# Making the move - what I require



## latino (Apr 1, 2010)

Hello everyone,

First of all thanks to everyone for the very useful posts on this forum, there is a lot of information here. I was hoping to ask a few questions and see if anyone is able to help me. I will start off by giving you a background about my self; I’m originally from El Salvador and am now living in Canada (I hold dual citizenship). I speak Spanish very well. I want to move to Barcelona, Spain this year and stay there and hopefully get my Spanish Citizenship. I’ve read that because I hold Salvadorian citizenship it would be a lot easier for me to attain citizenship because I am an Ibero America. 

My questions are:

-Do I need to apply for landed immigrant status to stay and work in spain?

-If I were to move to Spain without a landed immigration status would I still be able to get a NIE number and stay and work?

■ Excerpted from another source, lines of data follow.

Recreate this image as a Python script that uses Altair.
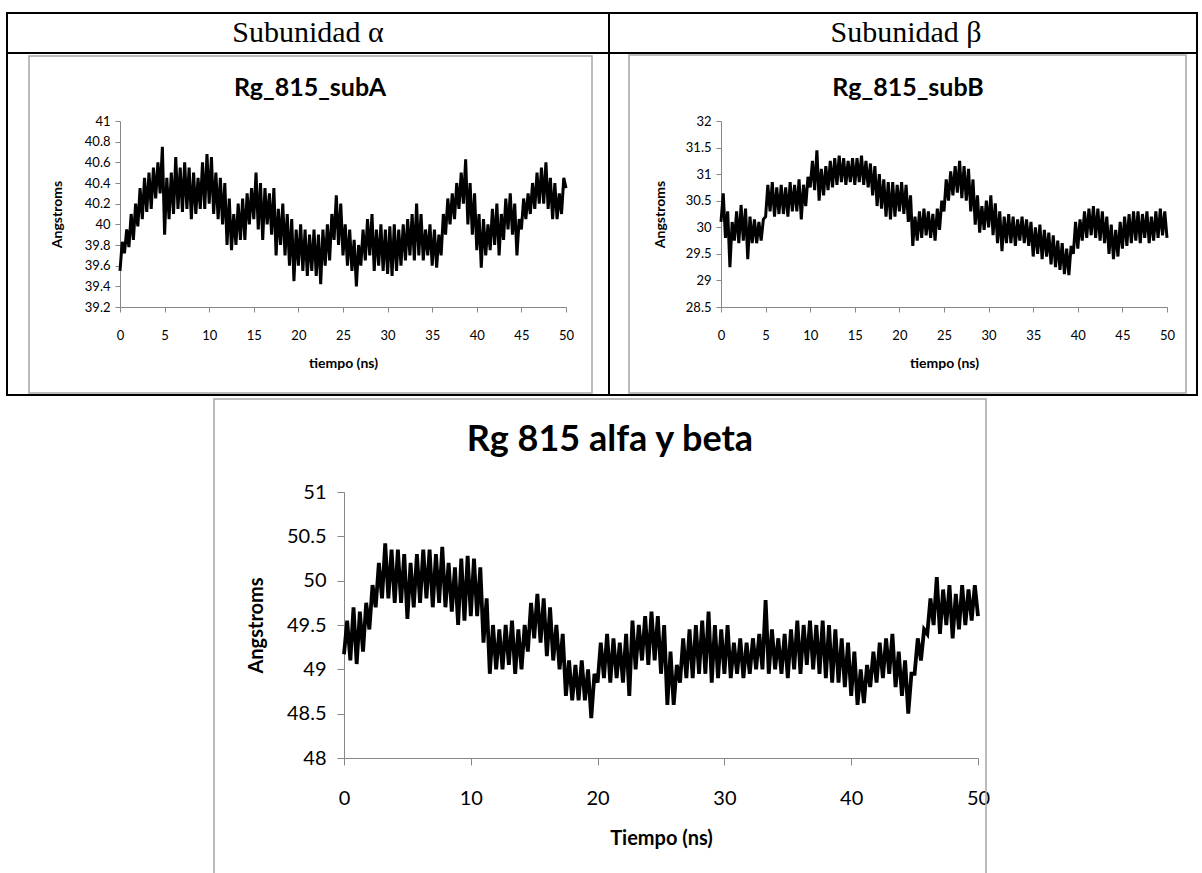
import altair as alt
import pandas as pd

sub_a = [
    39.55, 39.83, 39.72, 39.95, 39.78, 40.10, 39.85, 40.20, 39.98, 40.35,
    40.05, 40.45, 40.12, 40.50, 40.15, 40.55, 40.25, 40.60, 40.30, 40.75,
    39.90, 40.45, 40.05, 40.50, 40.10, 40.65, 40.15, 40.55, 40.12, 40.60,
    40.15, 40.55, 40.05, 40.50, 40.10, 40.45, 40.15, 40.60, 40.15, 40.68,
    40.20, 40.65, 40.10, 40.50, 40.05, 40.45, 40.00, 40.40, 39.80, 40.25,
    39.75, 40.10, 39.80, 40.20, 39.85, 40.25, 39.85, 40.30, 40.00, 40.35,
    40.05, 40.50, 39.95, 40.40, 39.85, 40.35, 40.00, 40.30, 39.90, 40.35,
    39.70, 40.15, 39.80, 40.20, 39.70, 40.10, 39.60, 40.05, 39.45, 39.95,
    39.60, 40.00, 39.55, 39.95, 39.50, 39.90, 39.55, 39.95, 39.50, 39.90,
    39.42, 39.95, 39.60, 40.00, 39.65, 40.10, 39.85, 40.28, 39.80, 40.20,
    39.70, 40.00, 39.60, 39.95, 39.55, 39.85, 39.40, 39.80, 39.60, 39.95,
    39.65, 40.05, 39.70, 40.10, 39.55, 39.95, 39.60, 40.00, 39.55, 39.95,
    39.52, 39.98, 39.50, 40.00, 39.55, 39.95, 39.60, 40.00, 39.65, 40.05,
    39.70, 40.10, 39.65, 40.20, 39.70, 40.10, 39.65, 39.95, 39.70, 40.00,
    39.60, 39.95, 39.58, 39.90, 39.70, 40.10, 39.90, 40.25, 40.00, 40.30,
    40.05, 40.40, 40.15, 40.50, 40.20, 40.63, 40.00, 40.40, 39.90, 40.30,
    39.75, 40.10, 39.58, 40.05, 39.70, 40.00, 39.75, 40.15, 39.80, 40.20,
    39.70, 40.10, 39.85, 40.25, 39.95, 40.30, 39.90, 40.20, 39.70, 40.05,
    39.95, 40.25, 40.05, 40.30, 40.10, 40.40, 40.15, 40.50, 40.20, 40.55,
    40.20, 40.60, 40.15, 40.45, 40.05, 40.40, 40.05, 40.30, 40.10, 40.45,
    40.35,
]

sub_b = [
    30.10, 30.64, 29.80, 30.30, 29.25, 30.10, 29.75, 30.30, 29.70, 30.42,
    29.75, 30.35, 29.40, 30.20, 29.70, 30.15, 29.70, 30.10, 29.75, 30.15,
    30.20, 30.80, 30.30, 30.85, 30.20, 30.75, 30.25, 30.80, 30.25, 30.75,
    30.20, 30.85, 30.30, 30.80, 30.30, 30.90, 30.15, 30.80, 30.40, 30.95,
    30.75, 31.25, 30.70, 31.45, 30.50, 31.10, 30.60, 31.15, 30.70, 31.25,
    30.75, 31.30, 30.80, 31.35, 30.85, 31.30, 30.80, 31.25, 30.85, 31.30,
    30.80, 31.30, 30.85, 31.35, 30.80, 31.25, 30.75, 31.20, 30.60, 31.15,
    30.40, 31.00, 30.35, 30.90, 30.20, 30.85, 30.15, 30.85, 30.20, 30.80,
    30.30, 30.85, 30.25, 30.80, 30.10, 30.60, 29.65, 30.20, 29.75, 30.30,
    29.80, 30.35, 29.85, 30.30, 29.80, 30.25, 29.75, 30.35, 29.95, 30.50,
    30.30, 30.90, 30.50, 31.05, 30.60, 31.15, 30.65, 31.25, 30.55, 31.15,
    30.50, 31.10, 30.30, 30.90, 30.05, 30.60, 29.90, 30.40, 29.95, 30.50,
    30.00, 30.60, 29.85, 30.45, 29.70, 30.30, 29.55, 30.20, 29.70, 30.25,
    29.70, 30.20, 29.65, 30.15, 29.75, 30.20, 29.70, 30.15, 29.65, 30.10,
    29.45, 30.00, 29.50, 30.05, 29.40, 29.95, 29.45, 29.90, 29.30, 29.85,
    29.25, 29.75, 29.20, 29.70, 29.12, 29.60, 29.10, 29.65, 29.50, 30.10,
    29.60, 30.15, 29.75, 30.30, 29.80, 30.35, 29.85, 30.40, 29.80, 30.35,
    29.75, 30.30, 29.70, 30.20, 29.50, 30.05, 29.40, 29.95, 29.45, 30.10,
    29.60, 30.20, 29.65, 30.25, 29.70, 30.30, 29.75, 30.30, 29.70, 30.25,
    29.80, 30.30, 29.70, 30.20, 29.75, 30.30, 29.80, 30.35, 29.85, 30.30,
    29.80,
]

alfa_beta = [
    49.17, 49.55, 49.10, 49.70, 49.06, 49.65, 49.20, 49.75, 49.45, 49.95,
    49.70, 50.20, 49.80, 50.42, 49.80, 50.35, 49.75, 50.35, 49.75, 50.30,
    49.57, 50.20, 49.70, 50.30, 49.75, 50.35, 49.80, 50.35, 49.70, 50.30,
    49.75, 50.38, 49.70, 50.20, 49.65, 50.15, 49.50, 50.25, 49.55, 50.28,
    49.60, 50.25, 49.60, 50.15, 49.30, 49.80, 48.95, 49.50, 49.00, 49.45,
    49.00, 49.50, 49.05, 49.55, 48.95, 49.45, 49.00, 49.50, 49.20, 49.75,
    49.35, 49.85, 49.30, 49.80, 49.15, 49.70, 49.10, 49.50, 49.00, 49.40,
    48.70, 49.10, 48.65, 49.05, 48.65, 49.10, 48.65, 49.00, 48.45, 48.95,
    48.85, 49.30, 48.90, 49.40, 48.85, 49.35, 48.90, 49.30, 48.85, 49.40,
    48.70, 49.55, 49.00, 49.50, 49.10, 49.60, 49.05, 49.65, 49.10, 49.60,
    48.95, 49.50, 48.60, 49.20, 48.60, 49.05, 48.85, 49.35, 48.90, 49.45,
    48.90, 49.50, 48.95, 49.55, 48.95, 49.65, 48.85, 49.50, 48.90, 49.45,
    48.95, 49.50, 48.90, 49.30, 48.95, 49.35, 48.90, 49.30, 48.95, 49.35,
    49.00, 49.40, 49.00, 49.78, 48.95, 49.45, 49.00, 49.35, 48.95, 49.40,
    48.90, 49.45, 49.00, 49.55, 48.95, 49.50, 49.05, 49.55, 49.00, 49.50,
    48.95, 49.55, 48.90, 49.50, 48.85, 49.45, 48.85, 49.35, 48.80, 49.30,
    48.70, 49.20, 48.60, 49.00, 48.62, 49.05, 48.80, 49.20, 48.85, 49.30,
    48.90, 49.35, 48.95, 49.40, 48.80, 49.20, 48.70, 49.10, 48.50, 48.95,
    48.95, 49.35, 49.10, 49.45, 49.40, 49.80, 49.50, 50.04, 49.40, 49.90,
    49.50, 49.95, 49.35, 49.85, 49.45, 49.95, 49.50, 49.90, 49.55, 49.95,
    49.60,
]

ticks_a_y = [39.2, 39.4, 39.6, 39.8, 40, 40.2, 40.4, 40.6, 40.8, 41]
ticks_b_y = [28.5, 29, 29.5, 30, 30.5, 31, 31.5, 32]
ticks_c_y = [48, 48.5, 49, 49.5, 50, 50.5, 51]
ticks_top_x = [0, 5, 10, 15, 20, 25, 30, 35, 40, 45, 50]
ticks_c_x = [0, 10, 20, 30, 40, 50]

T_END = 50


def frame(values):
    n = len(values)
    return pd.DataFrame({"t": [i * T_END / (n - 1) for i in range(n)], "v": values})


W, H = 1202, 873
FONT = "Lato"
AX = "#878787"


def panel(values, sw, xr, yr, ydom, yvals, xvals, xoff, yoff, lab, tsize, lpad_x, lpad_y,
          tfs, tx_x, tx_y, ty_x, ty_y, xtitle):
    return alt.Chart(frame(values)).mark_line(
        color="black", strokeWidth=sw, strokeJoin="miter", strokeMiterLimit=3
    ).encode(
        x=alt.X("t:Q",
                scale=alt.Scale(domain=[0, T_END], range=xr, nice=False, zero=False),
                axis=alt.Axis(orient="bottom", offset=xoff, values=xvals, format="~f",
                              grid=False, domainColor=AX, tickColor=AX, tickSize=tsize,
                              labelFont=FONT, labelFontSize=lab, labelColor="black",
                              labelBaseline="middle", labelPadding=lpad_x,
                              title=xtitle, titleFont=FONT, titleFontSize=tfs,
                              titleFontWeight="bold", titleColor="black",
                              titleX=tx_x, titleY=tx_y, titleAlign="center",
                              titleBaseline="middle", labelFlush=False)),
        y=alt.Y("v:Q",
                scale=alt.Scale(domain=ydom, range=yr, nice=False, zero=False),
                axis=alt.Axis(orient="left", offset=yoff, values=yvals, format="~f",
                              grid=False, domainColor=AX, tickColor=AX, tickSize=tsize,
                              labelFont=FONT, labelFontSize=lab, labelColor="black",
                              labelPadding=lpad_y, labelFlush=False,
                              title="Angstroms", titleFont=FONT, titleFontSize=tfs,
                              titleFontWeight="bold", titleColor="black",
                              titleX=ty_x, titleY=ty_y, titleAngle=270,
                              titleAlign="center", titleBaseline="middle")),
    )


A = panel(sub_a, 3.0, [120, 566], [307, 121], [39.2, 41], ticks_a_y, ticks_top_x,
          307 - H, -120, 13, 5, 23, 5, 14, 343, 56, -63, 214, "tiempo (ns)")
B = panel(sub_b, 3.0, [721, 1167], [307, 121], [28.5, 32], ticks_b_y, ticks_top_x,
          307 - H, -721, 13, 5, 23, 5, 14, 944, 56, -61, 214, "tiempo (ns)")
C = panel(alfa_beta, 3.8, [344, 978], [758, 492], [48, 51], ticks_c_y, ticks_c_x,
          758 - H, -344, 20, 7, 33, 11, 20, 661, 80, -88, 625, "Tiempo (ns)")

one = pd.DataFrame({"k": [0]})
base = alt.Chart(one)


def box(x, x2, y, y2, color, sw):
    return base.mark_rect(filled=False, stroke=color, strokeWidth=sw).encode(
        x=alt.value(x), x2=alt.value(x2), y=alt.value(y), y2=alt.value(y2))


def rule(x, x2, y, y2, color="black", sw=2):
    return base.mark_rule(color=color, strokeWidth=sw).encode(
        x=alt.value(x), x2=alt.value(x2), y=alt.value(y), y2=alt.value(y2))


def label(txt, x, y, font, size, weight="normal"):
    return base.mark_text(text=txt, font=font, fontSize=size, fontWeight=weight,
                          color="black", align="center", baseline="middle").encode(
        x=alt.value(x), y=alt.value(y))


deco = [
    box(7, 1197, 13, 395, "black", 2),
    rule(7, 1197, 53, 53),
    rule(609, 609, 13, 395),
    box(29, 592, 56, 393, "#a6a6a6", 1.5),
    box(629, 1186, 55, 393, "#a6a6a6", 1.5),
    box(214, 986, 399, 890, "#a6a6a6", 1.5),
    label("Subunidad \u03b1", 308, 33, "Liberation Serif", 30),
    label("Subunidad \u03b2", 906, 33, "Liberation Serif", 30),
    label("Rg_815_subA", 310, 88, FONT, 25, "bold"),
    label("Rg_815_subB", 908, 88, FONT, 25, "bold"),
    label("Rg 815 alfa y beta", 610, 440, FONT, 36, "bold"),
]

chart = alt.layer(*deco, A, B, C).resolve_scale(
    x="independent", y="independent"
).resolve_axis(
    x="independent", y="independent"
).properties(
    width=W, height=H,
    autosize=alt.AutoSizeParams(type="none"),
    padding=0,
    background="white",
).configure_view(stroke=None)

chart.save("out.html", embed_options={"renderer": "svg", "actions": False})
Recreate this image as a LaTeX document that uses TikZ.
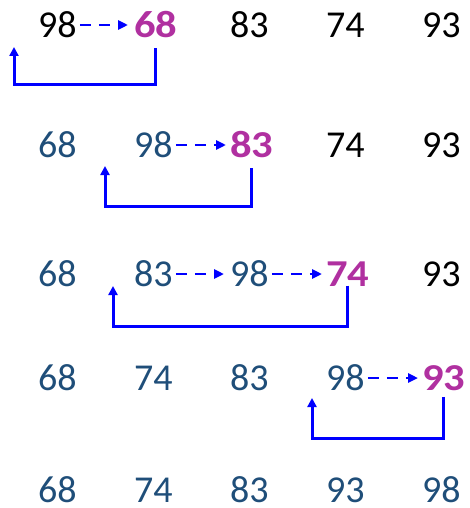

Any suggestions/ other things that I may require for me to work and stay in Spain would be greatly appreciated. 

Thanks,

Harold


----------



## Jazintosh (Mar 29, 2010)

Hello Latino, if you have both nationalities you should ask in both consulates (Salvadorian and Canuk) and get the one who give you the best opportunities.
Read the forum, this is not the best moment to come here, but if you have make your decision, then GOOD LUCK!.


----------



## Rolling Stone (Mar 29, 2010)

How is your Catalán?


----------



## jockm (Jun 23, 2009)

*My two cents...*

Hi Latino

I totally agree the professional advice is the way to go, but I understand that for Latin Americans, after two years of LEGAL residency, you are entitled to apply for citizenship. If you have a Spanish grandparent, you can apply after one year. But obviously, the rub is in the LEGAL bit...

You can read about this on the Spanish gov't work and immigration website, which you will have no problem with (being in spanish).

jockm


----------



## latino (Apr 1, 2010)

Thanks everyone for the replies, I'm thinking about heading to Spain in May for a month or 2 to check things out.. will keep everyone posted!


----------